Wilayah Pertambangan Rakyat (WPR) hanya dapat ditetapkan oleh Menteri ESDM, bukan gubernur.

  1. Proses Resmi Penetapan WPR dan IPR

Untuk mendirikan WPR dan menerbitkan IPR, pemerintah daerah harus melalui tahapan panjang:

Tahap-tahap yang Wajib Dipenuhi Pemda:

  1. Pemetaan geologi wilayah.
  2. Pematokan titik koordinat wilayah usulan.
  3. Penyusunan laporan eksplorasi dan studi kelayakan sederhana.
  4. Pengelolaan dan kajian lingkungan hidup.
  5. Kajian keselamatan operasi pertambangan.
  6. Pengajuan berkas ke Kementerian ESDM.
  7. Verifikasi lapangan oleh Badan Geologi.
  8. Penetapan WPR oleh Menteri ESDM.
  9. Barulah Gubernur boleh menerbitkan IPR.

Semua proses di atas memerlukan anggaran APBD atau konsultan teknis profesional.

Kesimpulan:

🔸 Pembentukan koperasi bukan dasar izin tambang.
🔸 Aktivitas tambang tanpa WPR → tetap ilegal.


  1. Analisis Hukum: Apakah Pernyataan Gubernur Sesuai Regulasi IPR?

Bagian yang benar dari pernyataan Gubernur:

✔ Masyarakat bisa mengajukan IPR melalui koperasi atau kelompok → sesuai Permen ESDM.
✔ Pemprov bisa menjadi fasilitator bagi masyarakat.

Sesuai PP 96/2021 Pasal 74:

“IPR hanya dapat diterbitkan pada Wilayah Pertambangan Rakyat (WPR) yang telah ditetapkan oleh Menteri.”

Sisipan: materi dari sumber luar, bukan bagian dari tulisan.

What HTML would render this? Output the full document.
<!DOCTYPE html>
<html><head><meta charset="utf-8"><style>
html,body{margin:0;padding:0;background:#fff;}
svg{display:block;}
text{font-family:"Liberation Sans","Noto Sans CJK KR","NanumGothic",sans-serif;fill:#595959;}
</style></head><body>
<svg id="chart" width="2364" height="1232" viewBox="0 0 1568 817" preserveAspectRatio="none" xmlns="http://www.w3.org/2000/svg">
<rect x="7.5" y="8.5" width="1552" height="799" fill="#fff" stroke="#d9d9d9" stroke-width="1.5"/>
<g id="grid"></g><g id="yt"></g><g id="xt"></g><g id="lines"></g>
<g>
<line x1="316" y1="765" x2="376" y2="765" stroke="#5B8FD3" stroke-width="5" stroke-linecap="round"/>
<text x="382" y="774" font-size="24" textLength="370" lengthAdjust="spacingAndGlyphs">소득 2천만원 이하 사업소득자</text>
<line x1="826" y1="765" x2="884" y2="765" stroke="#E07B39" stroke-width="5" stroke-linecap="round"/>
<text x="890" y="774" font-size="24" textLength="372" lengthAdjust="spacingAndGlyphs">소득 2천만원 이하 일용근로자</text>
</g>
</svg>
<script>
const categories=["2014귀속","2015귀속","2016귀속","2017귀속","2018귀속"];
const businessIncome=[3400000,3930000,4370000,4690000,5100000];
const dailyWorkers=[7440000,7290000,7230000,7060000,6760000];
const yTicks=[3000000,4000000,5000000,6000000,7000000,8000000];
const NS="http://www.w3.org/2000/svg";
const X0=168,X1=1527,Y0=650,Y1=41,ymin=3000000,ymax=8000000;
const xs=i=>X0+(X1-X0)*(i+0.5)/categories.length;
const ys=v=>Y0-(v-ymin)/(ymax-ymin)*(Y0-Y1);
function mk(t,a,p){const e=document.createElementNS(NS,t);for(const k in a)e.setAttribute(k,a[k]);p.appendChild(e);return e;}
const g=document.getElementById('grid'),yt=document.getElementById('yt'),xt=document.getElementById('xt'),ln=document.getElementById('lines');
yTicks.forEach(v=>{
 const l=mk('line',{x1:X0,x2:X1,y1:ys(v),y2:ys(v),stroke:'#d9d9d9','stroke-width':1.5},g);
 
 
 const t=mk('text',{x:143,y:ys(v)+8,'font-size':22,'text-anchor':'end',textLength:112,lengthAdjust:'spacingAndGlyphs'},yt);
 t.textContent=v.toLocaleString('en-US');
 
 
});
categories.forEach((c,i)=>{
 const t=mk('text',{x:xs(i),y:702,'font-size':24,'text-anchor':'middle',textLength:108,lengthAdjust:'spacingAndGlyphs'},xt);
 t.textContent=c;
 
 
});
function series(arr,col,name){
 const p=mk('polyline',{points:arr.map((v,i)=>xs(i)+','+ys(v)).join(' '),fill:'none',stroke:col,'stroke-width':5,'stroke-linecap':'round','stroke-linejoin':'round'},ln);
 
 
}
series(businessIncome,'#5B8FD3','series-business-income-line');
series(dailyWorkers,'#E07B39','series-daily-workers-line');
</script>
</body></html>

Membuat Koperasi Tidak Berarti Sudah Bisa Menambang

Banyak masyarakat salah paham bahwa “asal bikin koperasi, otomatis legal menambang”.
Padahal:

  • Koperasi hanya wadah
  • Izin tambang tetap harus IPR
  • IPR hanya keluar setelah WPR disahkan
  • Tanpa WPR dan IPR, koperasi tetap dianggap ilegal

Batas Luas IPR Sesuai Permen ESDM 18/2025. Regulasi baru menetapkan:

  • Perorangan: 5 hektare
  • Koperasi/Kelompok: 10 hektare

Proses harus dimulai dari usulan daerah → verifikasi pusat → SK Menteri.

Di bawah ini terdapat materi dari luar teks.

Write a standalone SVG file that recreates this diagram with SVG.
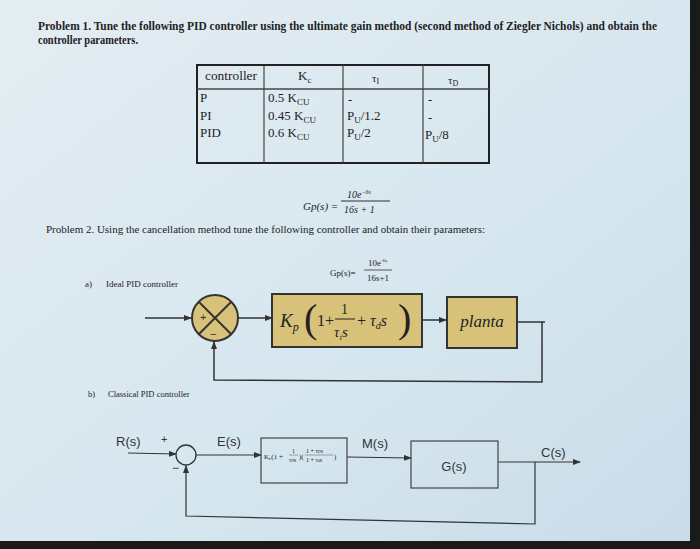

Alasannya berdasarkan aturan PP dan Permen.

Pernyataan tanpa penjelasan lengkap berpotensi menciptakan misleading expectation di masyarakat.

Pernyataan pejabat daerah kerap disalahartikan oleh publik bahwa:

“Pemda bisa langsung memberikan izin melalui koperasi.”

Padahal:

  • Koperasi tidak otomatis legal
  • IPR tidak bisa diterbitkan tanpa WPR
  • WPR tidak bisa terbit tanpa kajian geologi lengkap

Maka, edukasi publik menjadi sangat penting

  1. Perspektif Praktisi: Mengapa Regulasi IPR Dianggap Rumit?

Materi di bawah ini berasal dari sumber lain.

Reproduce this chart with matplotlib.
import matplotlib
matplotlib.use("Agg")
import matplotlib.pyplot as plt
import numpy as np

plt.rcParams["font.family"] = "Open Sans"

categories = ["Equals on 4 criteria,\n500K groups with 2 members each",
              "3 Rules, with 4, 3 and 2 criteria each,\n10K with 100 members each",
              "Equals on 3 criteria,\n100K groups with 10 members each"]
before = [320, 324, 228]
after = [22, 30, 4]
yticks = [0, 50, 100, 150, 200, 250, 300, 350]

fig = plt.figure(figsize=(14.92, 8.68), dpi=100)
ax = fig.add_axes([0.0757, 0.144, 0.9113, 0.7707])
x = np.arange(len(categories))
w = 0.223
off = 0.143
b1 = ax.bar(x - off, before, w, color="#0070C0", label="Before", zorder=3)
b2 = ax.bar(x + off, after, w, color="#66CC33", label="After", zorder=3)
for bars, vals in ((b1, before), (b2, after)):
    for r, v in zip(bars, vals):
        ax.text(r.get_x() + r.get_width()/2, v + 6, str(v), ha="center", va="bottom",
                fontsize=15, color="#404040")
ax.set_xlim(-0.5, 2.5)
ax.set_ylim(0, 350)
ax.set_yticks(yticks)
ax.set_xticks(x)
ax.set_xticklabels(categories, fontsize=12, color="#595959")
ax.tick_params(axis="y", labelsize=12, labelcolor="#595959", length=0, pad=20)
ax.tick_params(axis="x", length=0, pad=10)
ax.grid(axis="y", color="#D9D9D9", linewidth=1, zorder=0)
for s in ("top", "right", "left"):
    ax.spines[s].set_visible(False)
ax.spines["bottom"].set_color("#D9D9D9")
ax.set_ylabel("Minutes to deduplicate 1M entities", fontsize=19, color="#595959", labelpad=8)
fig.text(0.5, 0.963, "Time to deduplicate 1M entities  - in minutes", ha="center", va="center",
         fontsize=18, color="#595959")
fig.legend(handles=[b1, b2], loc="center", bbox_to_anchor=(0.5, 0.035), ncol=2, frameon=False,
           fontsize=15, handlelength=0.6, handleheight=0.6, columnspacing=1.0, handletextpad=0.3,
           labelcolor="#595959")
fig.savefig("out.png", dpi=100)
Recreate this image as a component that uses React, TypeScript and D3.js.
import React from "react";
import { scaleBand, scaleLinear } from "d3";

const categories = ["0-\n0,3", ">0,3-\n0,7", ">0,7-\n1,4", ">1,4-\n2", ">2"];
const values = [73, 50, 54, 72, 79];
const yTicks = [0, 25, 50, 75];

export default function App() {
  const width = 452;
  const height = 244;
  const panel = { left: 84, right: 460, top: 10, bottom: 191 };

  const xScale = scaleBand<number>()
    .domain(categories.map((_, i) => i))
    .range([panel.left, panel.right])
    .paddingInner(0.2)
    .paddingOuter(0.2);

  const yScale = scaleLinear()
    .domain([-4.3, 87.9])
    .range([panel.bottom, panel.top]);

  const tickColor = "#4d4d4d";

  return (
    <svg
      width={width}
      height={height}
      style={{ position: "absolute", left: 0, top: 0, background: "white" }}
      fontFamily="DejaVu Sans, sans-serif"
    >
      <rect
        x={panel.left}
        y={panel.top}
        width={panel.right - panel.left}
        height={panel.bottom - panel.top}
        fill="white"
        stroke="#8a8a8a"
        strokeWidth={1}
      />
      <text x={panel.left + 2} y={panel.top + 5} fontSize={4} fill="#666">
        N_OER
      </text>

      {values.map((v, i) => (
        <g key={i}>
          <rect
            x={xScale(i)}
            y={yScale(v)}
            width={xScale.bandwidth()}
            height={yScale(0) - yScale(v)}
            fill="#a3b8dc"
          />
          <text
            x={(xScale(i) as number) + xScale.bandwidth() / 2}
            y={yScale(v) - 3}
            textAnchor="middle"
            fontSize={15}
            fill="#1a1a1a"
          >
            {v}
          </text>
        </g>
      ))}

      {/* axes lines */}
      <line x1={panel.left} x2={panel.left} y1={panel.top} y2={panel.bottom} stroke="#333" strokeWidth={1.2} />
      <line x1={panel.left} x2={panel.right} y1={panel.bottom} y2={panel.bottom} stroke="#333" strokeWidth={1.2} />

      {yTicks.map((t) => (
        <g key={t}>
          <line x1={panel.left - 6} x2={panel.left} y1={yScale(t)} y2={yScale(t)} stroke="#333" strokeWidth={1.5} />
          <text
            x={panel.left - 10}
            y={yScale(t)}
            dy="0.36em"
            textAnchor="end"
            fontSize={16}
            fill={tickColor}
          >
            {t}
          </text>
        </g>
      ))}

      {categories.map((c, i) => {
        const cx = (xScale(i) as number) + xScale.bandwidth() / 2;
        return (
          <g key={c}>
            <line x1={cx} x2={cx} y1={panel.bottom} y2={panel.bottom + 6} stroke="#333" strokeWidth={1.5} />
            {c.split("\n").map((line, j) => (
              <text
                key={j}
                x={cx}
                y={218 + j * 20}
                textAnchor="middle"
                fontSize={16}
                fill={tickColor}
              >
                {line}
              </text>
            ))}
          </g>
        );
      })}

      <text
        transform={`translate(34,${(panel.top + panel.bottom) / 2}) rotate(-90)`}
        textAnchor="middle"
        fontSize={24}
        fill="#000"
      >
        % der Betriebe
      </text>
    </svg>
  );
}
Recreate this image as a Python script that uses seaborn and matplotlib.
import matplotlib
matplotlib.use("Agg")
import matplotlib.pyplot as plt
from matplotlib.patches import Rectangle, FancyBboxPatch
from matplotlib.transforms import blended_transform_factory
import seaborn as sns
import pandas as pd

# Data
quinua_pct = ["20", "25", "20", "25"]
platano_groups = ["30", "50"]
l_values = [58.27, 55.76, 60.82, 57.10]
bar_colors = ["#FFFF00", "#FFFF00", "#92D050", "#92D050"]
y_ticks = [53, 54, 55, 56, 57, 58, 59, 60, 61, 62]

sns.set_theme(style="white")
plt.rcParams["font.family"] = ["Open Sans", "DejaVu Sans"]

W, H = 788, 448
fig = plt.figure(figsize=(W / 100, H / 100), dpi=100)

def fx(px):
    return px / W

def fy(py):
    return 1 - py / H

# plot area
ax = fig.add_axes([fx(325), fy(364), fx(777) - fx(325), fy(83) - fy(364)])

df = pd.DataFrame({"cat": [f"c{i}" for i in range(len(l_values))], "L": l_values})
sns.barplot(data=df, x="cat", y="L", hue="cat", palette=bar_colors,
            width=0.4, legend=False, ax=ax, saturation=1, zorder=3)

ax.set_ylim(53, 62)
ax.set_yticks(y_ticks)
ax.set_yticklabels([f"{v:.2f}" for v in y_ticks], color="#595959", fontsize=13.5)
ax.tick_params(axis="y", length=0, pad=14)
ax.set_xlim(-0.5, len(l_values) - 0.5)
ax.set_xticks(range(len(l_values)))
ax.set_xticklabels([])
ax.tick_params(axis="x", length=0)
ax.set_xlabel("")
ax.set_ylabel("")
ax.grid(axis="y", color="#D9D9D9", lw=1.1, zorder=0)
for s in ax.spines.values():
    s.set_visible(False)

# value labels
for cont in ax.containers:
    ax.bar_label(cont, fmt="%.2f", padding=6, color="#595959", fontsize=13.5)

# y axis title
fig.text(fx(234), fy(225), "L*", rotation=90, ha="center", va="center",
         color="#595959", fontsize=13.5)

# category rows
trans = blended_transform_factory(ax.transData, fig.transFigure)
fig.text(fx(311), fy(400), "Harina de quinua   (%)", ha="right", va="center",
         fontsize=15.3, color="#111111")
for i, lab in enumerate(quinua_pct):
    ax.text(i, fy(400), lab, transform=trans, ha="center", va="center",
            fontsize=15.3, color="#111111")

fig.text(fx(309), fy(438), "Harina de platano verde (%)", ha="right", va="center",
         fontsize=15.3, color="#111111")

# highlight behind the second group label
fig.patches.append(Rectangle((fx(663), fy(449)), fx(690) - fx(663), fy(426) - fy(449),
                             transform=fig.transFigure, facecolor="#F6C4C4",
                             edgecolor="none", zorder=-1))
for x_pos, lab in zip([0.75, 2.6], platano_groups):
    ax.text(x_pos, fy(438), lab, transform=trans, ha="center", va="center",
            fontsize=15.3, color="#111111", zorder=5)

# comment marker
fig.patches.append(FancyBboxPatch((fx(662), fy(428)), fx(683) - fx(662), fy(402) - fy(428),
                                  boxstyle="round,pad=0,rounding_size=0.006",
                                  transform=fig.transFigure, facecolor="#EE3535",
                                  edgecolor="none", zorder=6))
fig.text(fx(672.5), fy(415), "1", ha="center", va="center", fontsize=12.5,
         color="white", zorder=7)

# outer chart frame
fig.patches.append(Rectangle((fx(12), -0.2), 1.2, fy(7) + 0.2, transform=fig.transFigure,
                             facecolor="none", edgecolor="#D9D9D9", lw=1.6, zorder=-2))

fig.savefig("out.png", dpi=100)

Sebagai praktisi, saya melihat bahwa:

  • Regulasi IPR sangat ketat karena menyangkut keselamatan dan geologi.
  • Pemerintah pusat masih memegang kendali penuh sebagai kontrol keamanan nasional.
  • Banyak masyarakat yang “terjebak” informasi seolah membuat koperasi sudah cukup untuk menambang.

Padahal kenyataannya:

  • Koperasi hanya wadah, bukan izin.
  • Menambang tanpa IPR tetap ilegal meskipun memiliki koperasi.
  • Jika dilakukan, masyarakat tetap dapat ditindak aparat.
  1. Meluruskan Pemahaman: Bukan Menyudutkan, Tetapi Mengedukasi Publik

Niat baik gubernur untuk membantu penambang adalah sesuatu yang harus diapresiasi. Namun, transparansi tentang prosedur hukum diperlukan agar tidak terjadi kesalahan persepsi.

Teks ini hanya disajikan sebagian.